Celine Low is a writer and dancer based in Singapore (but currently in India), with an MA in English Literature she doesn’t know what to do with. Her fiction and poetry are either published or forthcoming in Tempered Runes Press, Beyond Words, and Quince Magazine, among others.
Senica Maltese is a Canadian writer from coastal British Columbia and grew up on the unceded territories of the Squamish, Musqueam, and Tsleil-Waututh First Nations. In 2016, she earned her BA in Writing and English from the University of Victoria and moved to the UK to pursue her Masters in Creative Writing, Prose Fiction, at the University of East Anglia. Her fiction has appeared, or is forthcoming, in Funicular Magazine, antilang, and LandLocked.
Marcie McCauley's work has appeared in Room, Other Voices, Mslexia, Tears in the Fence and Orbis, and has been anthologized by Sumac Press. She writes about writing at marciemccauley.com and about reading at buriedinprint.com. A descendant of Irish and English settlers, she lives in the city currently called Toronto, which was built on the homelands of Indigenous peoples - Haudenosaunee, Anishnaabeg, Huron-Wendat and Mississaugas of New Credit - land still inhabited by their descendants.
Christina Salgado is a bisexual, Latinx writer, international student, and cat mom living in Vancouver BC. She has worked with author and editor Chelene Knight via an extensive Mentorship, and is an active member of the Learn Writing Essentials writing community. Christina is excited to debut her work in The Temz Review.
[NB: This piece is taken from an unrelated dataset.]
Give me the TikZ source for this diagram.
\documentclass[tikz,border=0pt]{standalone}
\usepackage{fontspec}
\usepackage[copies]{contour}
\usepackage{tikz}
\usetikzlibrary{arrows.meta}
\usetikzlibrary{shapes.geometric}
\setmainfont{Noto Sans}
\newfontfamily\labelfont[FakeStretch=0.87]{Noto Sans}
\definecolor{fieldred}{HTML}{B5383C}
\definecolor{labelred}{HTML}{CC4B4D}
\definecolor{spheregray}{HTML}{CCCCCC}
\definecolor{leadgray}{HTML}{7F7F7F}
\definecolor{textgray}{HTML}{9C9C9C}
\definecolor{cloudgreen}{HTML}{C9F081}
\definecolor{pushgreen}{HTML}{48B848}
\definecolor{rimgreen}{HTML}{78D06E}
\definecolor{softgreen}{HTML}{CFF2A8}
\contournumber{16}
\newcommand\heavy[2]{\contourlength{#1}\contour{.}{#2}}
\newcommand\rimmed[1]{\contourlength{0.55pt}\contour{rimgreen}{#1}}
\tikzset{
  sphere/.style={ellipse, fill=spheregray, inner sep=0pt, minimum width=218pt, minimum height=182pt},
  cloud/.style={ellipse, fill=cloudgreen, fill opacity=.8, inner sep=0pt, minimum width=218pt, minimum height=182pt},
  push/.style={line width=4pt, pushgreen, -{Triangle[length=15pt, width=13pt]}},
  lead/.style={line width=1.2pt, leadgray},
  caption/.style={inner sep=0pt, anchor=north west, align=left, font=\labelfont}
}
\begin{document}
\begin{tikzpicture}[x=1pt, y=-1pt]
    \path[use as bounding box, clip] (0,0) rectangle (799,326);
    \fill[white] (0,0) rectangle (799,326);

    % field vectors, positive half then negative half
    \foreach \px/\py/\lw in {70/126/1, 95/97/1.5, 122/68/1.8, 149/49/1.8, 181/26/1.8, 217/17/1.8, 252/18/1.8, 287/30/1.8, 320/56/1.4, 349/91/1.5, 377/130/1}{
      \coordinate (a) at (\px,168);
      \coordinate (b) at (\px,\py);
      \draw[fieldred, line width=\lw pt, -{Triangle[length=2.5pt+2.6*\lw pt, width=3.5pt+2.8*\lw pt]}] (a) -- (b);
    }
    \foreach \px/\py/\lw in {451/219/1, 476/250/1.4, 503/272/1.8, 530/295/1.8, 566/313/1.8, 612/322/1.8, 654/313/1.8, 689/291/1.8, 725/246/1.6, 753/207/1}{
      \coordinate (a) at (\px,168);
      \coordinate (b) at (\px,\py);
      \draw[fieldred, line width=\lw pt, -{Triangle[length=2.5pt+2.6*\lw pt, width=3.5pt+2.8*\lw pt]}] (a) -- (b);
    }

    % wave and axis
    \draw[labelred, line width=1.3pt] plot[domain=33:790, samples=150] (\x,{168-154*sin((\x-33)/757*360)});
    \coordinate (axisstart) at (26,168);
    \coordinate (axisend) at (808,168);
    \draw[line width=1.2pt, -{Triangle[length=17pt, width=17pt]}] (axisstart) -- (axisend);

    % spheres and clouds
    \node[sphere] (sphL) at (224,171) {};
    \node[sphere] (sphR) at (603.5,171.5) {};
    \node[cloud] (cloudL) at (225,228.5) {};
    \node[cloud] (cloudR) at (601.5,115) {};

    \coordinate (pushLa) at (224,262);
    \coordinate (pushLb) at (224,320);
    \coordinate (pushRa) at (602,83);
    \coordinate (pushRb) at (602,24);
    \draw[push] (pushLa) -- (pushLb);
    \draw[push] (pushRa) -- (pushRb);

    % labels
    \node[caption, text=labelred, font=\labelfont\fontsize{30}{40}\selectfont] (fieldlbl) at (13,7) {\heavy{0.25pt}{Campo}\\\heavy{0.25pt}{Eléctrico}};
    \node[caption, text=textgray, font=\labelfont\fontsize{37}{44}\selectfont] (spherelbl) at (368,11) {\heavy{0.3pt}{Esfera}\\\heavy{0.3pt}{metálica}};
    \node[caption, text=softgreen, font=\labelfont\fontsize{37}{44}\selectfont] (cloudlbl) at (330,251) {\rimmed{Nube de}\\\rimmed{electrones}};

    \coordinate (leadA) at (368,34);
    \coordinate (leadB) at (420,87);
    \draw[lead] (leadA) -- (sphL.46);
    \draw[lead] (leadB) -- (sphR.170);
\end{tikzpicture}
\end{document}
Carla Scarano D’Antonio lives in Surrey with her family. She obtained her Degree of Master of Arts in Creative Writing with Merit at Lancaster University in October 2012. Her pamphlet Negotiating Caponata was recently published by Dempsey & Windle (2020); she has also self-published a poetry pamphlet, A Winding Road (2011). She has published her work in various anthologies and magazines, and is currently working on a PhD on Margaret Atwood’s work at the University of Reading. In 2016, she and Keith Lander won first prize in the Dryden Translation Competition with translations of Eugenio Montale’s poems. She writes in English as a second language.
Visit her websites: http://carlascarano.blogspot.com/ http://www.carlascaranod.co.uk/ Aaron Schneider teaches in the Department of English and Writing Studies at Western University, where he also runs the Creative Writers Speakers Series. His stories have appeared in The Danforth Review, filling station, The Puritan, Hamilton Arts and Letters, untethered, and The Chattahoochee Review. His first book, Grass-Fed, is available from Quattro Books. Visit his website here.
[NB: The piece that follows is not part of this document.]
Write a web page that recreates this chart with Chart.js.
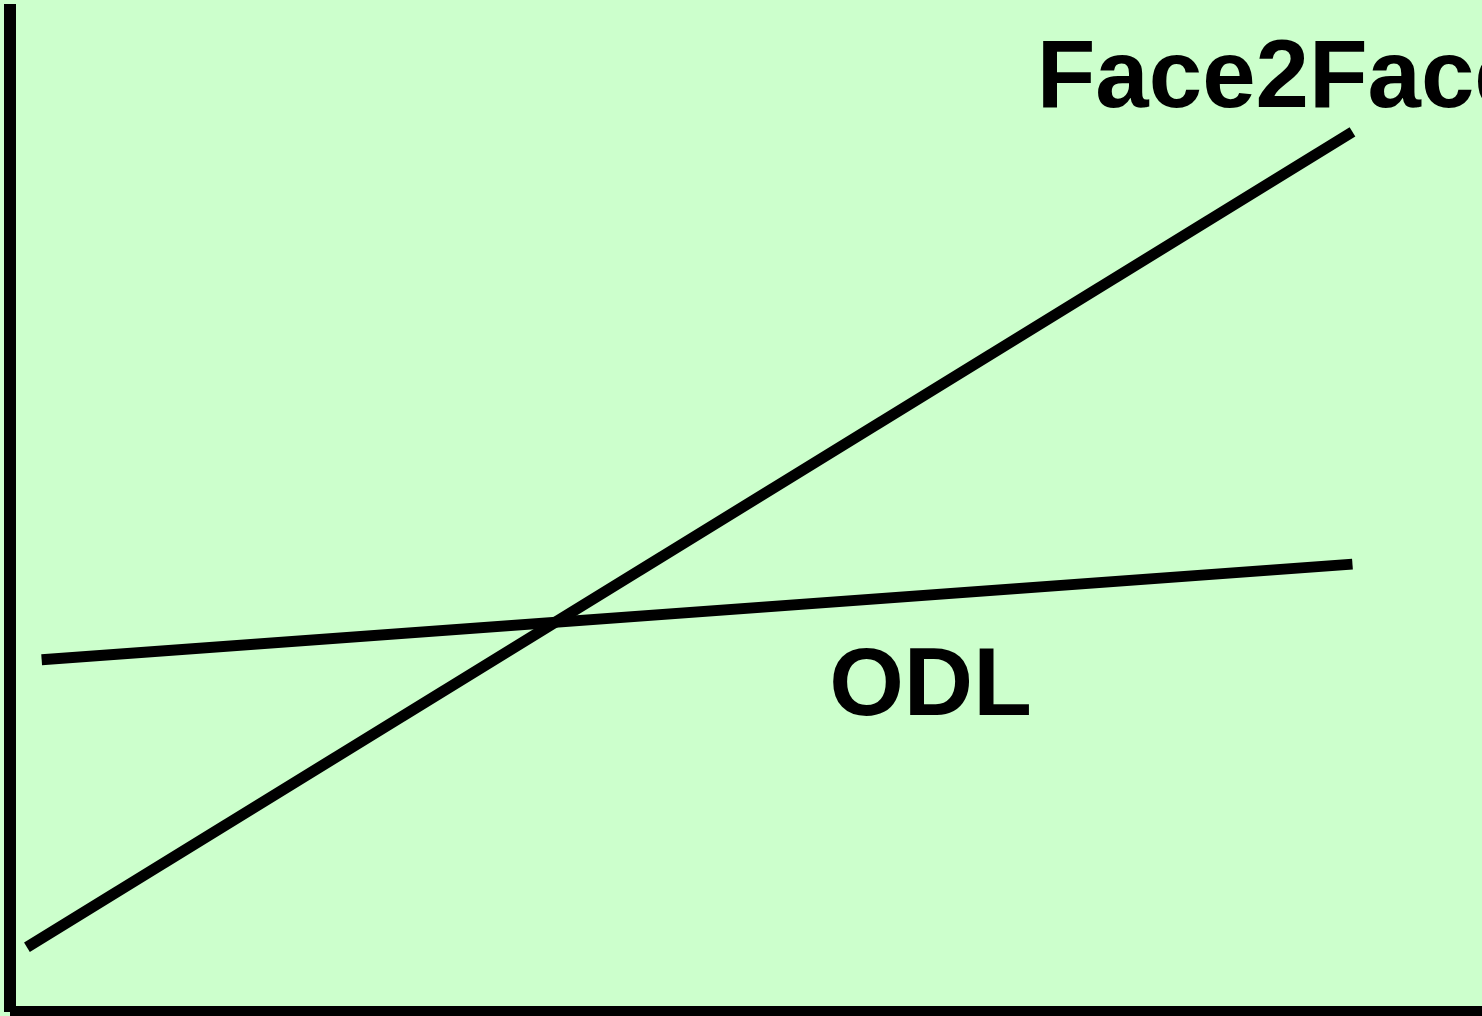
<!DOCTYPE html>
<html>
<head>
<meta charset="utf-8">
<script src="https://cdn.jsdelivr.net/npm/chart.js@4"></script>
<style>
  html, body { margin: 0; padding: 0; background: #CCFFCC; overflow: hidden; }
  #wrap { width: 1482px; height: 1016px; position: relative; }
</style>
</head>
<body>
<div id="wrap"><canvas id="c" width="1482" height="1016"></canvas></div>
<script>
// Data (in arbitrary chart units 0..100)
const seriesNames = ["Face2Face", "ODL"];
const face2faceX = [1.15, 91.2];
const face2faceY = [6.3, 86.95];
const odlX = [2.15, 91.2];
const odlY = [34.75, 44.2];
const labelTexts = ["Face2Face", "ODL"];

const toPoints = (xs, ys) => xs.map((x, i) => ({ x: x, y: ys[i] }));

const bgPlugin = {
  id: 'bg',
  beforeDraw(chart) {
    const ctx = chart.ctx;
    ctx.save();
    ctx.fillStyle = '#CCFFCC';
    ctx.fillRect(0, 0, chart.width, chart.height);
    ctx.restore();
  }
};

const axesPlugin = {
  id: 'axesLines',
  afterDatasetsDraw(chart) {
    const { ctx, chartArea } = chart;
    ctx.save();
    ctx.fillStyle = '#000000';
    // left axis
    ctx.fillRect(chartArea.left - 6, 4, 12, chart.height - 4 - 4);
    // bottom axis
    ctx.fillRect(chartArea.left, chartArea.bottom - 5, chart.width - chartArea.left, 12);
    ctx.restore();
  }
};

const labelPlugin = {
  id: 'lineLabels',
  afterDatasetsDraw(chart) {
    const { ctx, scales } = chart;
    ctx.save();
    ctx.fillStyle = '#000000';
    ctx.font = 'bold 96px "Liberation Sans", Arial, sans-serif';
    ctx.textAlign = 'left';
    ctx.textBaseline = 'alphabetic';
    // Face2Face label near top end of its line
    ctx.fillText(labelTexts[0], scales.x.getPixelForValue(69.75), scales.y.getPixelForValue(89.4));
    // ODL label below its line
    ctx.fillText(labelTexts[1], scales.x.getPixelForValue(55.65), scales.y.getPixelForValue(29.3));
    ctx.restore();
  }
};

new Chart(document.getElementById('c'), {
  type: 'scatter',
  data: {
    datasets: [
      {
        label: seriesNames[0],
        data: toPoints(face2faceX, face2faceY),
        showLine: true,
        borderColor: '#000000',
        borderWidth: 11,
        borderCapStyle: 'butt',
        pointRadius: 0,
        fill: false
      },
      {
        label: seriesNames[1],
        data: toPoints(odlX, odlY),
        showLine: true,
        borderColor: '#000000',
        borderWidth: 11,
        borderCapStyle: 'butt',
        pointRadius: 0,
        fill: false
      }
    ]
  },
  options: {
    responsive: false,
    animation: false,
    layout: { padding: { left: 10, right: 0, top: 0, bottom: 5 } },
    plugins: {
      legend: { display: false },
      tooltip: { enabled: false },
      title: { display: false }
    },
    scales: {
      x: { type: 'linear', min: 0, max: 100, display: false },
      y: { type: 'linear', min: 0, max: 100, display: false }
    }
  },
  plugins: [bgPlugin, axesPlugin, labelPlugin]
});
</script>
</body>
</html>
Obinna Udenwe is a novelist and short story writer who loves to experiment with the form. His stories have won the Glenna Luschei Prairie Schooner Prize and The Short Story is Dead Prize. In 2020, his short stories manuscript, Men Are Fools, was a finalist in the Prairie Schooner Raz-Shumaker Book Prize, and his story "It Has to do with Emilia" was optioned for film and television by Bump Films. He is the author of the novels Satans & Shaitans and Colours of Hatred, and of the chapbook The Brief Story of the New Love Software (And Other Stories). He lives in Abakaliki, in southeastern Nigeria.
Anna Veprinska is a poet and scholar. She has published the books Sew with Butterflies: poems (Steel Bananas, 2014) and Empathy in Contemporary Poetry after Crisis (Palgrave Macmillan, 2020), as well as the chapbook Spirit-clenched, released in December 2020 with Gap Riot Press. She has had poems published in Not Very Quiet, 8 Poems, Echolocation, and Labour of Love, among others. She holds an award-winning Ph.D. in English from York University and is a current SSHRC Postdoctoral Fellow at the University of Toronto. She plays the mandolin in the Toronto Mandolin Orchestra. You can find her on Twitter @splitendedpoem.
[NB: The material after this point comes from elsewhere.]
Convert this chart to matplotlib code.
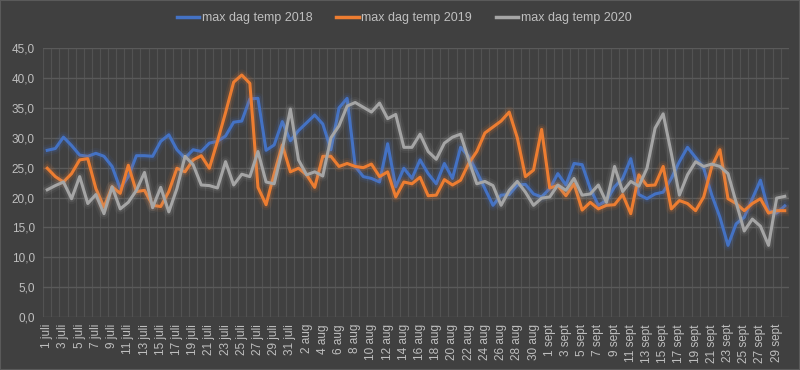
import numpy as np
import matplotlib
matplotlib.use("Agg")
import matplotlib.pyplot as plt
import matplotlib.patheffects as pe

# daily max temperature, 1 juli .. 30 sept
t2018 = [27.9, 28.2, 30.1, 28.7, 27.1, 26.9, 27.4, 26.9, 25.2, 21.5,
         23.5, 27.0, 27.0, 26.9, 29.4, 30.5, 28.0, 26.6, 28.0, 27.7,
         29.1, 29.4, 30.3, 32.6, 32.8, 36.5, 36.6, 27.9, 28.8, 32.7,
         29.5, 31.2, 32.5, 33.8, 32.3, 28.0, 35.0, 36.6, 25.2, 23.5,
         23.2, 22.6, 29.0, 21.8, 24.9, 23.2, 26.3, 24.0, 22.3, 25.7,
         23.2, 28.4, 26.9, 24.3, 21.5, 18.7, 20.4, 20.5, 22.1, 22.2,
         20.6, 20.1, 21.5, 24.0, 22.1, 25.7, 25.5, 21.5, 18.7, 19.5,
         21.8, 23.2, 26.5, 20.5, 19.8, 20.6, 20.9, 23.2, 26.0, 28.4,
         26.7, 24.9, 20.4, 16.7, 12.0, 15.6, 16.7, 19.8, 22.9, 17.8,
         17.4, 18.6]
t2019 = [24.9, 23.5, 22.6, 24.0, 26.3, 26.5, 21.5, 18.4, 21.8, 20.7,
         25.4, 21.0, 21.2, 18.7, 18.5, 21.0, 24.9, 24.3, 26.3, 27.0,
         24.9, 29.4, 34.2, 39.3, 40.5, 39.1, 21.7, 18.8, 24.0, 28.8,
         24.3, 24.9, 23.8, 21.7, 26.9, 26.9, 25.2, 25.7, 25.2, 25.0,
         25.6, 23.5, 24.3, 20.1, 22.6, 22.3, 23.4, 20.3, 20.4, 23.0,
         22.1, 22.9, 25.7, 27.7, 30.8, 31.8, 32.8, 34.3, 30.0, 23.5,
         24.6, 31.4, 21.6, 22.0, 20.3, 22.3, 17.9, 19.2, 18.1, 18.7,
         18.8, 20.5, 17.3, 23.8, 22.0, 22.1, 25.2, 18.1, 19.5, 19.0,
         17.8, 20.1, 25.2, 28.0, 19.8, 19.0, 17.8, 19.0, 19.8, 17.4,
         17.8, 17.8]
t2020 = [21.3, 22.0, 22.6, 19.8, 23.5, 19.0, 20.5, 17.3, 21.8, 18.1,
         19.2, 21.2, 24.2, 18.3, 21.7, 17.6, 21.5, 26.9, 25.5, 22.1,
         22.0, 21.6, 26.0, 22.1, 23.9, 23.5, 27.7, 22.6, 22.3, 28.0,
         34.8, 26.3, 23.8, 24.3, 23.6, 30.0, 32.0, 35.3, 35.9, 35.1,
         34.3, 35.8, 33.2, 33.9, 28.4, 28.4, 30.6, 27.7, 26.4, 29.1,
         30.1, 30.6, 26.3, 22.3, 22.7, 22.0, 18.7, 21.2, 22.7, 20.9,
         18.7, 19.9, 20.1, 22.1, 21.2, 23.2, 20.4, 20.6, 22.1, 19.2,
         25.2, 21.0, 22.7, 21.9, 24.9, 31.6, 34.0, 27.4, 20.4, 23.8,
         26.0, 25.2, 25.6, 25.2, 24.0, 19.2, 14.4, 16.4, 15.2, 12.0,
         19.9, 20.2]

months = [("juli", 31), ("aug", 31), ("sept", 30)]
days = [f"{d} {m}" for m, n in months for d in range(1, n + 1)]

series = [("max dag temp 2018", t2018, "#4472C4"),
          ("max dag temp 2019", t2019, "#ED7D31"),
          ("max dag temp 2020", t2020, "#A5A5A5")]

bg = "#404040"
grid = "#5a5a5a"
txt = "#bfbfbf"
plt.rcParams["font.family"] = ["Liberation Sans", "DejaVu Sans"]

fig = plt.figure(figsize=(8, 3.7), dpi=100, facecolor=bg)
fig.patches.append(plt.Rectangle((0, 0), 1, 1, transform=fig.transFigure,
                                 fill=False, edgecolor="#5a5a5a", lw=1.5))
ax = fig.add_axes([0.054, 0.143, 0.932, 0.727], facecolor=bg)

x = np.arange(len(days))
for label, vals, col in series:
    glow = [pe.Stroke(linewidth=8, foreground=col, alpha=0.08, joinstyle="round"),
            pe.Stroke(linewidth=5, foreground=col, alpha=0.15, joinstyle="round"),
            pe.Normal()]
    ax.plot(x, vals, color=col, lw=2.2, label=label,
            solid_joinstyle="round", path_effects=glow)

ax.set_ylim(0, 45)
ax.set_xlim(-0.5, len(days) - 0.5)
ax.set_yticks(np.arange(0, 46, 5))
ax.set_yticklabels([f"{v:.1f}".replace(".", ",") for v in np.arange(0, 46, 5)])
ax.set_xticks(x[::2])
ax.set_xticklabels(days[::2], rotation=90)
ax.set_xticks(np.arange(-0.5, len(days), 1), minor=True)
ax.tick_params(axis="both", which="both", length=0, colors=txt, labelsize=8.5)
ax.tick_params(axis="y", pad=6)
ax.tick_params(axis="x", pad=5)
ax.grid(axis="y", which="major", color=grid, lw=1)
ax.grid(axis="x", which="minor", color=grid, lw=0.8, alpha=0.7)
ax.set_axisbelow(True)
for s in ax.spines.values():
    s.set_visible(False)

leg = fig.legend(loc="center", bbox_to_anchor=(0.505, 0.95), ncol=3,
                 frameon=False, fontsize=9, handlelength=1.8,
                 columnspacing=1.9, handletextpad=0.2, labelcolor=txt)
for h in leg.get_lines():
    h.set_path_effects([])
    h.set_linewidth(2.5)

fig.savefig("out.png", dpi=100, facecolor=bg)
Isabella Wang is the author of two poetry collections, On Forgetting a Language (Baseline Press, 2019) and Pebble Swing (forthcoming with Nightwood Editions, 2021). She has been shortlisted for The Malahat Review’s Far Horizon Poetry Contest, The Minola Review’s Inaugural Poetry Contest, and shortlisted twice for The New Quarterly’s Edna Staebler Essay Contest. Her poetry and prose have appeared in over thirty literary journals, including The Fiddlehead and Arc Poetry Magazine, and more is forthcoming in Prism. Her work is also published/forthcoming in numerous anthologies, including Watch Your Head (Coach House Books 2020). She is the Editor for issue 44.2 of Room Magazine.